In the revolts of 1680, as well as those of 1745 and 1750, the Apache swept the country far to the south. The great revolt of the Pueblos was the one of 1680, during which they succeeded in driving the governor and the surviving Spanish colonists from Santa Fé down to the present town of Juarez (formerly El Paso del Norte), several hundred miles nearer Mexico. At that place Otermin made a stand, but it was fully twelve years before the Spanish power was re-established through the efforts of Vargas and Cruzate. The other two attempts at insurrection failed miserably, the second being merely a local one among the Papagoes of Arizona. It may be stated, in round terms, that from the year 1700 until they were expelled from the territory of Mexico, the exertions of the representatives of the Spanish power in “New Spain” were mainly in the direction of reducing the naked Apache, who drove them into a frenzy of rage and despair by his uniform success.

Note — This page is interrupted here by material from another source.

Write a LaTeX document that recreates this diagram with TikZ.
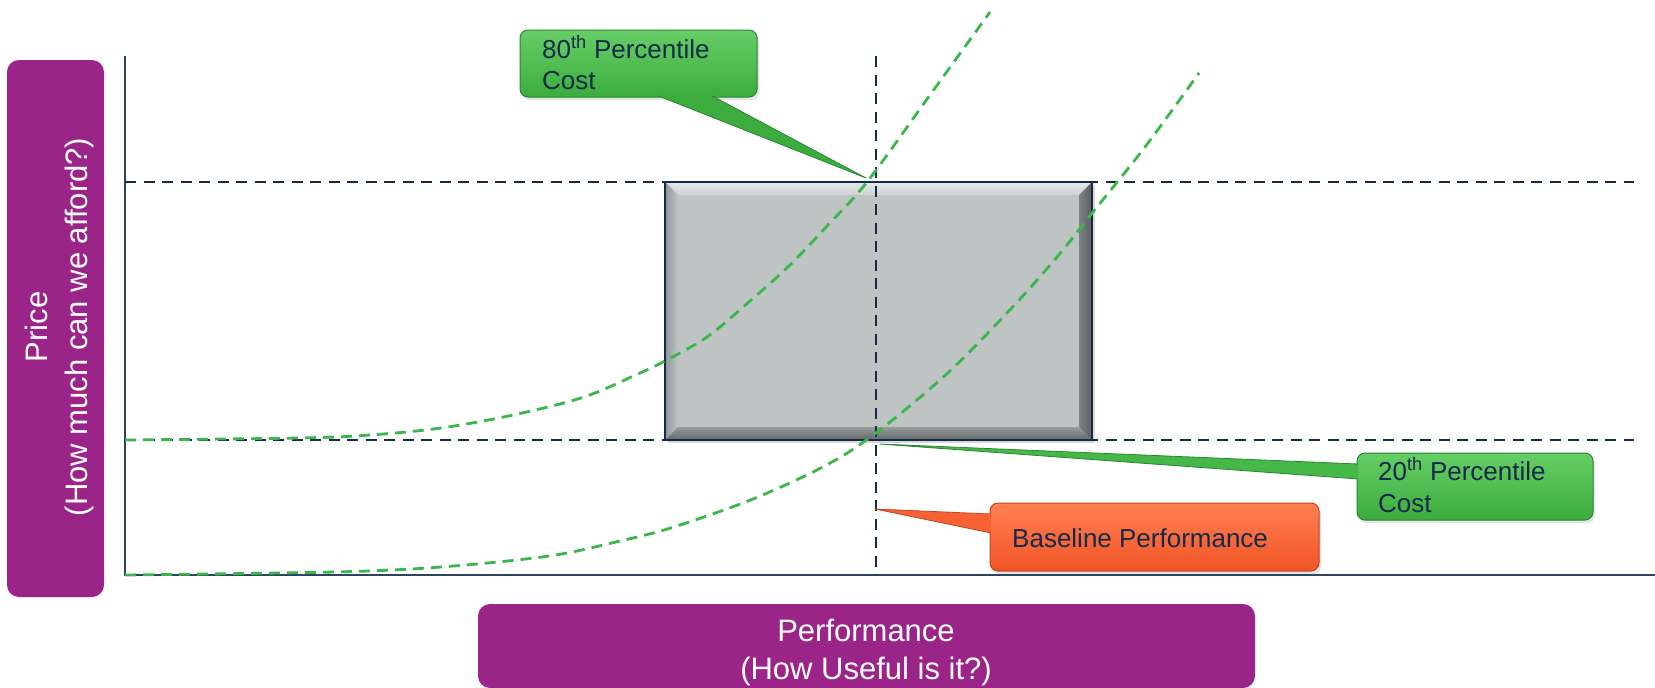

The Tarahumaris, living in the Sierra Madre south of the present international boundary, were also for a time a thorn in the side of the European; but they submitted finally to the instructions of the missionaries who penetrated into their country, and who, on one occasion at least, brought them in from the war-path before they had fired a shot.

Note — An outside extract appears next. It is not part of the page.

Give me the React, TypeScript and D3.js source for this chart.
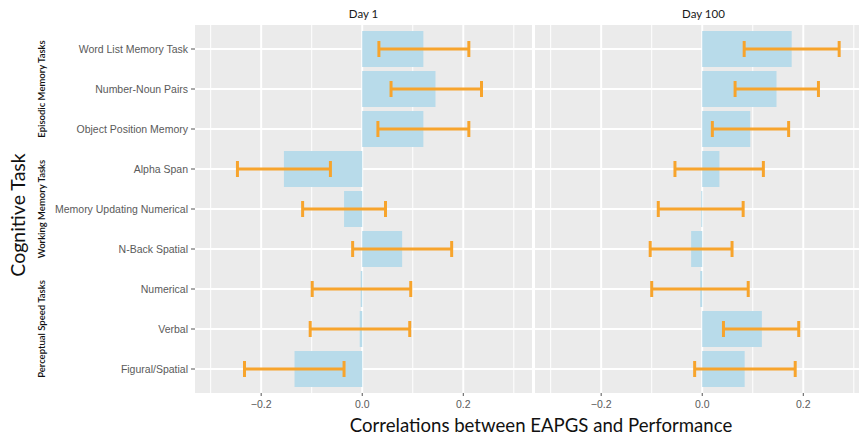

The first reference to the Apaches by name is in the account of Espejo’s expedition—1581—where they will be found described as the “Apichi,” and from that time down the Spaniards vie with each other in enumerating the crimes and the atrocities of which these fierce Tinneh have been guilty. Torquemada grows eloquent and styles them the Pharaohs (“Faraones”) who have persecuted the chosen people of Israel (meaning the settlers on the Rio Grande).

Yet all the while that this black cloud hung over the fair face of nature—raiding, killing, robbing, carrying women and children into captivity—Jesuit and Franciscan vied with each other in schemes for getting these savages under their control.

Father Eusebio Kino, of whom I have already spoken, formulated a plan in or about 1710 for establishing, or re-establishing, a mission in the villages of the Moquis, from which the Franciscans had been driven in the great revolt and to which they had never permanently returned. Questions of ecclesiastical jurisdiction seem to have had something to do with delaying the execution of the plan, which was really one for the spiritual and temporal conquest of the Apache, by moving out against him from all sides, and which would doubtless have met with good results had not Kino died at the mission of Madalena a few months after. Father Sotomayor, another Jesuit, one of Kino’s companions, advanced from the “Pimeria,” or country of the Pimas, in which Tucson has since grown up, to and across the Salt River on the north, in an unsuccessful attempt to begin negotiations with the Apaches.

The overthrow of the Spanish power afforded another opportunity to the Apache to play his cards for all they were worth; and for fully fifty years he was undisputed master of Northwestern Mexico—the disturbed condition of public affairs south of the Rio Grande, the war between the United States and the Mexican Republic, and our own Civil War, being additional factors in the equation from which the Apache reaped the fullest possible benefit.

It is difficult to give a fair description of the personal appearance of the Apaches, because there is no uniform type to which reference can be made; both in physique and in facial lineaments there seem to be two distinct classes among them. Many of the tribes are scarcely above medium size, although they look to be still smaller from their great girth of chest and width of shoulders. Many others are tall, well-made, and straight as arrows. There are long-headed men, with fine brows, aquiline noses, well-chiselled lips and chins, and flashing eyes; and there are others with the flat occiput, flat nose, open nostrils, thin, everted lips, and projecting chins.